◆ Task description
Retype each line exactly. Skip images.

◆ Source material

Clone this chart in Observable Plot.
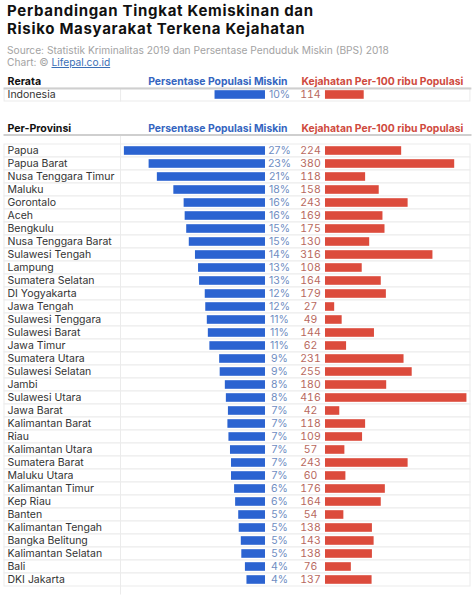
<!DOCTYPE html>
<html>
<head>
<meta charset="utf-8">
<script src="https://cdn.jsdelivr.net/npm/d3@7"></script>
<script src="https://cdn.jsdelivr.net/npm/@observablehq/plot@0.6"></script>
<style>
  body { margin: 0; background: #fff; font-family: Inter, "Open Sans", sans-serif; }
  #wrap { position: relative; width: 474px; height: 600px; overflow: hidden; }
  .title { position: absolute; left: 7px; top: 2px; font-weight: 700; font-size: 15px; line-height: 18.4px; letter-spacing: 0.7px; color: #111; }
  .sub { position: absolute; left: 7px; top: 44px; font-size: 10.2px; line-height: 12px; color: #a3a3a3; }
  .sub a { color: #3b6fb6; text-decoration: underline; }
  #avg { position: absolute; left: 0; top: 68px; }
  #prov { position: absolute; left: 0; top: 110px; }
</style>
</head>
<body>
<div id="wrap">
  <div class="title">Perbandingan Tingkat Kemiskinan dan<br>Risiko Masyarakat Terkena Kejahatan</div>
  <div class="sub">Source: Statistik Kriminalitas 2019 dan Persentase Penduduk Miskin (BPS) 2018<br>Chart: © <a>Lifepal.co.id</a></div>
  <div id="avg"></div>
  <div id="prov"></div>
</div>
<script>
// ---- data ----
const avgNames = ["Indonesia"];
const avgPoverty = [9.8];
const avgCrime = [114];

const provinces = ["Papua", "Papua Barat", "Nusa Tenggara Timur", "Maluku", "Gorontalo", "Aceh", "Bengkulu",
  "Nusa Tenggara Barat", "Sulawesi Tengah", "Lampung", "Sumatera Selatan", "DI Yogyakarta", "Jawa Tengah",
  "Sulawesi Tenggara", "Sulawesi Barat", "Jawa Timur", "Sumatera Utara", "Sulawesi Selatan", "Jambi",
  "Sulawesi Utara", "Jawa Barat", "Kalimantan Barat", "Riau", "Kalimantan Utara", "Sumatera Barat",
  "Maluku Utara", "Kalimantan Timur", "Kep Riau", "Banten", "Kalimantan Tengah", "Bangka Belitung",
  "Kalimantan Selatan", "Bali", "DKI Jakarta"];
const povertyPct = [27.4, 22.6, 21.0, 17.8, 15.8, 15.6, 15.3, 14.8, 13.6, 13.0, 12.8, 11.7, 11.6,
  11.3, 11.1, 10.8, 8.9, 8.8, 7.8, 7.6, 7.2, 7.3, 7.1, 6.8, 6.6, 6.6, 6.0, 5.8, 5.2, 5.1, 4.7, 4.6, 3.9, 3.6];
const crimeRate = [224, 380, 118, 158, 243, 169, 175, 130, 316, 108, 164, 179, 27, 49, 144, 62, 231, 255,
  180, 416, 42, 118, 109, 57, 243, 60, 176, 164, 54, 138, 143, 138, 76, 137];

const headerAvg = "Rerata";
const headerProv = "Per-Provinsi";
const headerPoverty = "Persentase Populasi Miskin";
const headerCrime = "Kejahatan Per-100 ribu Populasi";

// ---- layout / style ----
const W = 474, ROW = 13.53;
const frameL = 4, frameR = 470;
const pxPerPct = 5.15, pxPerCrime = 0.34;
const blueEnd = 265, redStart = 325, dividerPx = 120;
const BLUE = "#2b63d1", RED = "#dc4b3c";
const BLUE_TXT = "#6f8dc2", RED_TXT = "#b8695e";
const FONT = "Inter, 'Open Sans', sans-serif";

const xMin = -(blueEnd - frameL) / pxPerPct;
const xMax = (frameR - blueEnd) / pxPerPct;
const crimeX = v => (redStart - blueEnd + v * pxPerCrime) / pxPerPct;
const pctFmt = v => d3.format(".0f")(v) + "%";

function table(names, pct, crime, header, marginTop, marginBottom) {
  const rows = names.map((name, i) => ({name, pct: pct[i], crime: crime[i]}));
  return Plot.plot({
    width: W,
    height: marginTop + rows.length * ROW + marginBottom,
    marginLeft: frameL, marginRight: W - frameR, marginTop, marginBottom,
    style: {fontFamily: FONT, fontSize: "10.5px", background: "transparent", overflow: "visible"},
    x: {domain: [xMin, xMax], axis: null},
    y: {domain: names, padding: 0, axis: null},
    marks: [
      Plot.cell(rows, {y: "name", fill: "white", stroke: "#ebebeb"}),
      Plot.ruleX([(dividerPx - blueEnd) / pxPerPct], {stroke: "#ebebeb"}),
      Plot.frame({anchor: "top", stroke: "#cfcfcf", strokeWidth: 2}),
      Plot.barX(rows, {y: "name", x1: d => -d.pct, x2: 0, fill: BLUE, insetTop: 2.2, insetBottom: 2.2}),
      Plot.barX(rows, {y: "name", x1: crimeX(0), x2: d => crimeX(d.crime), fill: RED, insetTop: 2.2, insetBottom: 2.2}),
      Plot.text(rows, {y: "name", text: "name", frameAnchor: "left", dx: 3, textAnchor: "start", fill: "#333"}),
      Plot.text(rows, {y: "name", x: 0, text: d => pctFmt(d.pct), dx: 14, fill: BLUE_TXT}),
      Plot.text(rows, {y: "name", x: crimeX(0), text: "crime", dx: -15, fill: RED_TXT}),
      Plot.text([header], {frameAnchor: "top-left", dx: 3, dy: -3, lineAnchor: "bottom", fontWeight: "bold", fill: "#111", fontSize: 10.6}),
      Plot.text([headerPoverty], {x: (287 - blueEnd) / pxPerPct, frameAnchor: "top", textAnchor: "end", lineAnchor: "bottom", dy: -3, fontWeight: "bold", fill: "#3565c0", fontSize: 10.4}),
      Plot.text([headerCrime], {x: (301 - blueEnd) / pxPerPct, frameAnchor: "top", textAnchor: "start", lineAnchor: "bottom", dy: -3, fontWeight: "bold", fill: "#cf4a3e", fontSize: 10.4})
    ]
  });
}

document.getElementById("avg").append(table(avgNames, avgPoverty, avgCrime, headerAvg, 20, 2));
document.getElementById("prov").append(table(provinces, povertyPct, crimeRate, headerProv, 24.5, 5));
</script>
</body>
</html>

◆ Answer to the exercise
Clone this chart in Observable Plot.
<!DOCTYPE html>
<html>
<head>
<meta charset="utf-8">
<script src="https://cdn.jsdelivr.net/npm/d3@7"></script>
<script src="https://cdn.jsdelivr.net/npm/@observablehq/plot@0.6"></script>
<style>
  body { margin: 0; background: #fff; font-family: Inter, "Open Sans", sans-serif; }
  #wrap { position: relative; width: 474px; height: 600px; overflow: hidden; }
  .title { position: absolute; left: 7px; top: 2px; font-weight: 700; font-size: 15px; line-height: 18.4px; letter-spacing: 0.7px; color: #111; }
  .sub { position: absolute; left: 7px; top: 44px; font-size: 10.2px; line-height: 12px; color: #a3a3a3; }
  .sub a { color: #3b6fb6; text-decoration: underline; }
  #avg { position: absolute; left: 0; top: 68px; }
  #prov { position: absolute; left: 0; top: 110px; }
</style>
</head>
<body>
<div id="wrap">
  <div class="title">Perbandingan Tingkat Kemiskinan dan<br>Risiko Masyarakat Terkena Kejahatan</div>
  <div class="sub">Source: Statistik Kriminalitas 2019 dan Persentase Penduduk Miskin (BPS) 2018<br>Chart: © <a>Lifepal.co.id</a></div>
  <div id="avg"></div>
  <div id="prov"></div>
</div>
<script>
// ---- data ----
const avgNames = ["Indonesia"];
const avgPoverty = [9.8];
const avgCrime = [114];

const provinces = ["Papua", "Papua Barat", "Nusa Tenggara Timur", "Maluku", "Gorontalo", "Aceh", "Bengkulu",
  "Nusa Tenggara Barat", "Sulawesi Tengah", "Lampung", "Sumatera Selatan", "DI Yogyakarta", "Jawa Tengah",
  "Sulawesi Tenggara", "Sulawesi Barat", "Jawa Timur", "Sumatera Utara", "Sulawesi Selatan", "Jambi",
  "Sulawesi Utara", "Jawa Barat", "Kalimantan Barat", "Riau", "Kalimantan Utara", "Sumatera Barat",
  "Maluku Utara", "Kalimantan Timur", "Kep Riau", "Banten", "Kalimantan Tengah", "Bangka Belitung",
  "Kalimantan Selatan", "Bali", "DKI Jakarta"];
const povertyPct = [27.4, 22.6, 21.0, 17.8, 15.8, 15.6, 15.3, 14.8, 13.6, 13.0, 12.8, 11.7, 11.6,
  11.3, 11.1, 10.8, 8.9, 8.8, 7.8, 7.6, 7.2, 7.3, 7.1, 6.8, 6.6, 6.6, 6.0, 5.8, 5.2, 5.1, 4.7, 4.6, 3.9, 3.6];
const crimeRate = [224, 380, 118, 158, 243, 169, 175, 130, 316, 108, 164, 179, 27, 49, 144, 62, 231, 255,
  180, 416, 42, 118, 109, 57, 243, 60, 176, 164, 54, 138, 143, 138, 76, 137];

const headerAvg = "Rerata";
const headerProv = "Per-Provinsi";
const headerPoverty = "Persentase Populasi Miskin";
const headerCrime = "Kejahatan Per-100 ribu Populasi";

// ---- layout / style ----
const W = 474, ROW = 13.53;
const frameL = 4, frameR = 470;
const pxPerPct = 5.15, pxPerCrime = 0.34;
const blueEnd = 265, redStart = 325, dividerPx = 120;
const BLUE = "#2b63d1", RED = "#dc4b3c";
const BLUE_TXT = "#6f8dc2", RED_TXT = "#b8695e";
const FONT = "Inter, 'Open Sans', sans-serif";

const xMin = -(blueEnd - frameL) / pxPerPct;
const xMax = (frameR - blueEnd) / pxPerPct;
const crimeX = v => (redStart - blueEnd + v * pxPerCrime) / pxPerPct;
const pctFmt = v => d3.format(".0f")(v) + "%";

function table(names, pct, crime, header, marginTop, marginBottom) {
  const rows = names.map((name, i) => ({name, pct: pct[i], crime: crime[i]}));
  return Plot.plot({
    width: W,
    height: marginTop + rows.length * ROW + marginBottom,
    marginLeft: frameL, marginRight: W - frameR, marginTop, marginBottom,
    style: {fontFamily: FONT, fontSize: "10.5px", background: "transparent", overflow: "visible"},
    x: {domain: [xMin, xMax], axis: null},
    y: {domain: names, padding: 0, axis: null},
    marks: [
      Plot.cell(rows, {y: "name", fill: "white", stroke: "#ebebeb"}),
      Plot.ruleX([(dividerPx - blueEnd) / pxPerPct], {stroke: "#ebebeb"}),
      Plot.frame({anchor: "top", stroke: "#cfcfcf", strokeWidth: 2}),
      Plot.barX(rows, {y: "name", x1: d => -d.pct, x2: 0, fill: BLUE, insetTop: 2.2, insetBottom: 2.2}),
      Plot.barX(rows, {y: "name", x1: crimeX(0), x2: d => crimeX(d.crime), fill: RED, insetTop: 2.2, insetBottom: 2.2}),
      Plot.text(rows, {y: "name", text: "name", frameAnchor: "left", dx: 3, textAnchor: "start", fill: "#333"}),
      Plot.text(rows, {y: "name", x: 0, text: d => pctFmt(d.pct), dx: 14, fill: BLUE_TXT}),
      Plot.text(rows, {y: "name", x: crimeX(0), text: "crime", dx: -15, fill: RED_TXT}),
      Plot.text([header], {frameAnchor: "top-left", dx: 3, dy: -3, lineAnchor: "bottom", fontWeight: "bold", fill: "#111", fontSize: 10.6}),
      Plot.text([headerPoverty], {x: (287 - blueEnd) / pxPerPct, frameAnchor: "top", textAnchor: "end", lineAnchor: "bottom", dy: -3, fontWeight: "bold", fill: "#3565c0", fontSize: 10.4}),
      Plot.text([headerCrime], {x: (301 - blueEnd) / pxPerPct, frameAnchor: "top", textAnchor: "start", lineAnchor: "bottom", dy: -3, fontWeight: "bold", fill: "#cf4a3e", fontSize: 10.4})
    ]
  });
}

document.getElementById("avg").append(table(avgNames, avgPoverty, avgCrime, headerAvg, 20, 2));
document.getElementById("prov").append(table(provinces, povertyPct, crimeRate, headerProv, 24.5, 5));
</script>
</body>
</html>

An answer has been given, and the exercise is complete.